Sex Discrimination (Election Candidates) Act 2002
- Parliament of the United Kingdom
- Long title: An Act to exclude from the operation of the Sex Discrimination Act 1975 and the Sex Discrimination (Northern Ireland) Order 1976 certain matters relating to the selection of candidates by political parties.
- Citation: 2002 c. 2
- Introduced by: Stephen Byers, Secretary of State for Transport, Local Government and the Regions (Commons)
- Territorial extent: England and Wales (except section 2); Scotland (except section 2); Northern Ireland (except section 1);

Dates
- Royal assent: 26 February 2002
- Commencement: 26 February 2002
- Expired: 1 January 2016

Other legislation
- Amends: Sex Discrimination Act 1975; Sex Discrimination (Northern Ireland) Order 1976 ;
- Amended by: Equality Act 2010; Transfer of Functions (Equality) Order 2010;
- Relates to: Sex Discrimination Act 1975;

Status: Amended

Text of statute as originally enacted

Revised text of statute as amended

Text of the Sex Discrimination (Election Candidates) Act 2002 as in force today (including any amendments) within the United Kingdom, from legislation.gov.uk.

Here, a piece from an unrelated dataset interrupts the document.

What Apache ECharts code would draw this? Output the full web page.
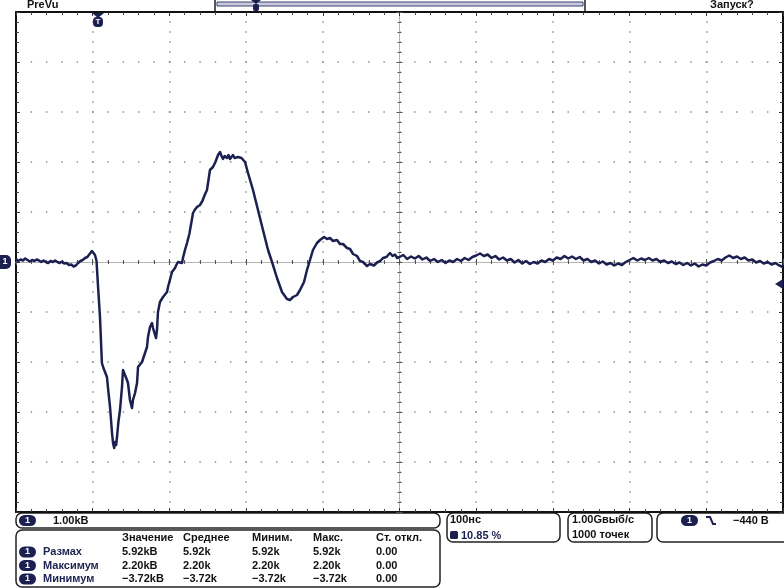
<!DOCTYPE html>
<html>
<head>
<meta charset="utf-8">
<script src="https://cdn.jsdelivr.net/npm/echarts@6/dist/echarts.min.js"></script>
<style>
html, body { margin: 0; padding: 0; background: #fff; }
#chart { width: 784px; height: 588px; }
</style>
</head>
<body>
<div id="chart"></div>
<script>
// waveform: time in ns from the left edge of the record, voltage in kV
const timeNs = [
  0, 3, 6, 9, 12, 15, 18, 21, 24, 27, 30, 33, 36, 39, 42, 45, 48, 51, 54, 57,
  60, 63, 66, 69, 72, 75, 78, 81, 84, 87, 90, 93, 96, 99, 101, 103, 105, 107, 109.5, 112,
  114, 116, 118.6, 120.5, 122.6, 125.2, 126.5, 128, 129, 130.5, 131.7, 133.5, 135.6, 138.2, 139.5, 142, 144.7, 146, 148.6, 151.2,
  152.5, 155.2, 157.8, 159.1, 161.5, 164.3, 168.2, 170.8, 172.1, 174.7, 177.3, 178.6, 182.5, 183.8, 185.1, 187.7, 191.7, 194, 196.9, 198.2,
  201, 203.4, 207.3, 209, 211.2, 213, 216.4, 218, 220.3, 223, 226, 230.8, 233, 236, 239.9, 243, 246, 249, 252.9, 256.8,
  260, 263.4, 266, 268, 269.9, 272, 275.1, 277, 279, 281, 282.9, 285, 287, 289.4, 292, 294, 296, 298.6, 302.5, 309,
  315.5, 322, 328.6, 333.8, 340.3, 346.8, 353.3, 357.2, 361.2, 366.4, 370.3, 375.5, 379.4, 383.3, 387.2, 392.4, 396.4, 401.6, 405.5, 409.4,
  413.3, 418.5, 422.4, 426.3, 431.6, 435.5, 439.4, 444.6, 448.5, 452.4, 457.6, 461.5, 466.7, 470.7, 475, 478.5, 483, 487.6, 491, 494.1,
  497, 500, 505, 510, 515, 520, 525, 530, 535, 540, 545, 550, 555, 560, 565, 570, 575, 580, 585, 590,
  595, 600, 605, 610, 615, 620, 625, 630, 635, 640, 645, 650, 655, 660, 665, 670, 675, 680, 685, 690,
  695, 700, 705, 710, 715, 720, 725, 730, 735, 740, 745, 750, 755, 760, 765, 770, 775, 780, 785, 790,
  795, 800, 805, 810, 815, 820, 825, 830, 835, 840, 845, 850, 855, 860, 865, 870, 875, 880, 885, 890,
  895, 900, 905, 910, 915, 920, 925, 930, 935, 940, 945, 950, 955, 960, 965, 970, 975, 980, 985, 990,
  995, 1000
];
const voltKV = [
  0.06, 0.02, 0.05, 0.03, 0.07, 0.04, 0.01, 0.04, 0.02, 0.05, 0.03, 0.00, 0.03, 0.00, -0.02, 0.02, 0.00, 0.03, 0.00, -0.02,
  0.01, -0.03, -0.02, -0.06, -0.05, -0.09, -0.07, -0.02, 0.02, 0.04, 0.08, 0.10, 0.16, 0.22, 0.18, 0.14, 0.02, -0.50, -1.10, -2.02,
  -2.12, -2.16, -2.30, -2.60, -2.90, -3.42, -3.62, -3.72, -3.60, -3.66, -3.50, -3.20, -2.96, -2.50, -2.16, -2.12, -2.36, -2.42, -2.76, -2.92,
  -2.76, -2.62, -2.42, -2.10, -2.06, -2.00, -1.82, -1.70, -1.50, -1.30, -1.22, -1.32, -1.52, -1.36, -1.00, -0.80, -0.70, -0.66, -0.60, -0.50,
  -0.34, -0.20, -0.12, -0.06, 0.00, 0.04, -0.02, 0.10, 0.24, 0.38, 0.56, 0.98, 1.04, 1.10, 1.14, 1.22, 1.34, 1.44, 1.84, 1.90,
  2.00, 2.14, 2.20, 2.12, 2.06, 2.12, 2.08, 2.14, 2.06, 2.10, 2.14, 2.08, 2.12, 2.10, 2.14, 2.08, 2.12, 2.00, 1.78, 1.44,
  1.04, 0.64, 0.24, 0.00, -0.32, -0.60, -0.74, -0.76, -0.70, -0.66, -0.56, -0.40, -0.16, 0.04, 0.24, 0.38, 0.44, 0.50, 0.46, 0.48,
  0.42, 0.44, 0.36, 0.36, 0.28, 0.26, 0.16, 0.12, 0.02, 0.00, -0.08, -0.04, -0.07, -0.01, 0.02, 0.08, 0.10, 0.18, 0.12, 0.15,
  0.08, 0.10, 0.14, 0.06, 0.11, 0.07, 0.12, 0.05, 0.09, 0.02, 0.06, 0.00, 0.04, -0.02, 0.03, 0.00, 0.06, 0.02, 0.08, 0.04,
  0.10, 0.13, 0.17, 0.12, 0.15, 0.08, 0.12, 0.05, 0.09, 0.03, 0.06, -0.01, 0.04, -0.03, 0.02, -0.04, 0.00, -0.03, 0.03, 0.00,
  0.06, 0.03, 0.09, 0.06, 0.12, 0.07, 0.11, 0.06, 0.10, 0.03, 0.06, 0.00, 0.03, -0.03, 0.01, -0.05, -0.02, -0.07, -0.03, -0.06,
  0.00, 0.04, 0.08, 0.03, 0.07, 0.04, 0.08, 0.03, 0.06, 0.00, 0.03, -0.02, 0.01, -0.04, -0.01, -0.06, -0.02, -0.07, -0.03, -0.09,
  -0.05, -0.07, -0.01, 0.02, 0.06, 0.03, 0.09, 0.13, 0.08, 0.11, 0.06, 0.09, 0.03, 0.05, -0.01, 0.02, -0.03, 0.00, -0.05, -0.02,
  -0.07, -0.10
];

// readouts
const measHeader = ['Значение', 'Среднее', 'Миним.', 'Макс.', 'Ст. откл.'];
const measNames = ['Размах', 'Максимум', 'Минимум'];
const measRows = [
  ['5.92kВ', '5.92k', '5.92k', '5.92k', '0.00'],
  ['2.20kВ', '2.20k', '2.20k', '2.20k', '0.00'],
  ['\u22123.72kВ', '\u22123.72k', '\u22123.72k', '\u22123.72k', '0.00']
];
const chScale = '1.00kВ';
const timeScale = '100нс';
const trigPos = '10.85 %';
const sampleRate = '1.00Gвыб/с';
const recLength = '1000 точек';
const trigLevel = '\u2212440 В';
const topLeft = 'PreVu';
const topRight = 'Запуск?';

const NAVY = '#1b2050';
const FONT = 'bold 11px "Liberation Sans Narrow", "Liberation Sans", sans-serif';

const chart = echarts.init(document.getElementById('chart'), null, { renderer: 'canvas' });

const dotsH = { color: '#8e8e8e', width: 1.5, type: [1.5, 13.84], dashOffset: 0.75 };
const dotsV = { color: '#8e8e8e', width: 1.5, type: [1.5, 8.5], dashOffset: 0.75 };

function borderAxis(pos, grid, split) {
  const isX = pos === 'top' || pos === 'bottom';
  return {
    gridIndex: grid, type: 'value', position: pos,
    min: isX ? 0 : -5, max: isX ? 1000 : 5, interval: isX ? 100 : 1,
    axisLine: { onZero: false, lineStyle: { color: '#111', width: 2 } },
    axisTick: { inside: true, length: 4, lineStyle: { color: '#333' } },
    minorTick: { show: true, splitNumber: 5, length: 3, lineStyle: { color: '#444' } },
    axisLabel: { show: false },
    splitLine: { show: split, lineStyle: isX ? dotsV : dotsH }
  };
}
function centerAxis(pos, other) {
  const isX = pos === 'top' || pos === 'bottom';
  return {
    gridIndex: 1, type: 'value', position: pos,
    min: isX ? -500 : -5, max: isX ? 500 : 5, interval: isX ? 100 : 1,
    axisLine: { onZero: true, onZeroAxisIndex: other, lineStyle: { color: '#b4b4b4', width: 1 } },
    axisTick: { inside: true, length: 3, lineStyle: { color: '#555' } },
    minorTick: { show: true, splitNumber: 5, length: 2, lineStyle: { color: '#555' } },
    axisLabel: { show: false },
    splitLine: { show: false }
  };
}

function badge(x, y) {
  return {
    type: 'group', x: x, y: y,
    children: [
      { type: 'rect', shape: { x: 0, y: 0, width: 17, height: 11, r: 5.5 }, style: { fill: NAVY } },
      { type: 'text', style: { text: '1', x: 8.5, y: 5.5, align: 'center', verticalAlign: 'middle', font: 'bold 9px "Liberation Sans", sans-serif', fill: '#fff' } }
    ]
  };
}
function label(x, y, s, color) {
  return { type: 'text', style: { text: s, x: x, y: y, verticalAlign: 'middle', font: FONT, fill: color || '#111' } };
}
function box(x, y, w, h) {
  return { type: 'rect', shape: { x: x, y: y, width: w, height: h, r: 6 }, style: { fill: '#fff', stroke: '#222', lineWidth: 1.5 } };
}

const g = [];
// top strip
g.push(label(27, 5, topLeft));
g.push(label(710, 5, topRight));
g.push({ type: 'rect', shape: { x: 215, y: -2, width: 370, height: 14 }, style: { fill: '#fff', stroke: '#222', lineWidth: 1.5 } });
g.push({ type: 'rect', shape: { x: 217, y: 2, width: 366, height: 4 }, style: { fill: '#c9cadb', stroke: '#3d4070', lineWidth: 1 } });
g.push({ type: 'polygon', shape: { points: [[251, 0], [261, 0], [256, 4]] }, style: { fill: NAVY } });
g.push({ type: 'rect', shape: { x: 253, y: 4, width: 6, height: 7, r: 2 }, style: { fill: NAVY } });
// trigger position marker
g.push({ type: 'polygon', shape: { points: [[92, 13], [104, 13], [98, 18]] }, style: { fill: NAVY }, z: 10 });
g.push({ type: 'rect', shape: { x: 93, y: 17, width: 10, height: 10, r: 4 }, style: { fill: NAVY }, z: 10 });
g.push({ type: 'text', style: { text: 'T', x: 98, y: 22, align: 'center', verticalAlign: 'middle', font: 'bold 8px "Liberation Sans", sans-serif', fill: '#fff' }, z: 11 });
// channel ground marker
g.push({ type: 'rect', shape: { x: 0, y: 255, width: 11, height: 14, r: [0, 5, 5, 0] }, style: { fill: NAVY }, z: 10 });
g.push({ type: 'text', style: { text: '1', x: 5, y: 262, align: 'center', verticalAlign: 'middle', font: 'bold 9px "Liberation Sans", sans-serif', fill: '#fff' }, z: 11 });
// trigger level marker
g.push({ type: 'polygon', shape: { points: [[775, 284], [783, 279], [783, 289]] }, style: { fill: NAVY }, z: 10 });

// bottom readouts
g.push(box(16, 513, 424, 15));
g.push(badge(19, 515));
g.push(label(53, 520.5, chScale));
g.push(box(16, 530, 424, 57));
const colX = [122, 183, 252, 313, 376];
measHeader.forEach((s, i) => g.push(label(colX[i], 538, s)));
measNames.forEach((s, r) => {
  const y = 552 + r * 13.5;
  g.push(badge(19, y - 5.5));
  g.push(label(43, y, s, NAVY));
  measRows[r].forEach((v, i) => g.push(label(colX[i], y, v)));
});
g.push(box(447, 513, 113, 29));
g.push(label(450, 520, timeScale));
g.push({ type: 'rect', shape: { x: 450, y: 531, width: 8, height: 8, r: 1.5 }, style: { fill: NAVY } });
g.push(label(461, 535.5, trigPos, NAVY));
g.push(box(568, 513, 84, 29));
g.push(label(572, 520, sampleRate));
g.push(label(572, 534.5, recLength));
g.push(box(657, 513, 140, 29));
g.push(badge(681, 515));
g.push({ type: 'polyline', shape: { points: [[706, 517], [710, 517], [713, 524], [716, 524]] }, style: { stroke: NAVY, lineWidth: 2, fill: null } });
g.push(label(733, 520.5, trigLevel));

const option = {
  animation: false,
  backgroundColor: '#fff',
  grid: [
    { left: 16, top: 12, width: 767, height: 500 },
    { left: 16, top: 12, width: 767, height: 500 }
  ],
  xAxis: [
    borderAxis('bottom', 0, true),
    borderAxis('top', 0, false),
    centerAxis('bottom', 2),
    centerAxis('top', 2)
  ],
  yAxis: [
    borderAxis('left', 0, true),
    borderAxis('right', 0, false),
    centerAxis('left', 2),
    centerAxis('right', 2)
  ],
  series: [{
    type: 'line',
    xAxisIndex: 0,
    yAxisIndex: 0,
    data: timeNs.map((t, i) => [t, voltKV[i]]),
    showSymbol: false,
    lineStyle: { color: NAVY, width: 2.5, join: 'round' },
    z: 5
  }],
  graphic: g
};
chart.setOption(option);
</script>
</body>
</html>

= Sex Discrimination (Election Candidates) Act 2002 =

Act of the Parliament of the United Kingdom

The Sex Discrimination (Election Candidates) Act 2002 (c. 2) is an act of the Parliament of the United Kingdom. The purpose of the Act was to exempt the selection of candidates in parliamentary elections from the provisions in the Sex Discrimination Act 1975 and the Sex Discrimination (Northern Ireland) Order 1976 that outlaw sexual discrimination. The act allows political parties to select candidates based on gender to balance the gender representation in British politics.

The act applies to elections to:
- the House of Commons;
- the Scottish Parliament;
- the Senedd;
- the Northern Ireland Assembly;
- local government (including the London Assembly); and
- the European Parliament (until 2019),.

The Act does not apply to selection of candidates for the Mayor of London elections. Only political parties registered under Part 2 of the Political Parties, Elections and Referendums Act 2000 are covered by the Act.

The Act was originally scheduled to run until the end of 2015. A statutory order to extend the deadline may be made if a draft has been laid before, and approved by resolution of, each House of Parliament. On 6 March 2008, Minister for Women Harriet Harman announced that the exemption would be extended until 2030 under the Equality Act 2010.

The Sex Discrimination Act 1975 did not specifically cover the selection of election candidates, and was not originally believed to do so. The Labour Party began to operate all-women shortlists before the 1997 general election. However, an employment tribunal case, Jepson v The Labour Party in 1996, held that section 13 of that act did cover the selection of candidates by political parties as it preventing men from entering a paid profession. It constrained parties taking positive action to increase, in that case, the number of women elected until this act was made law.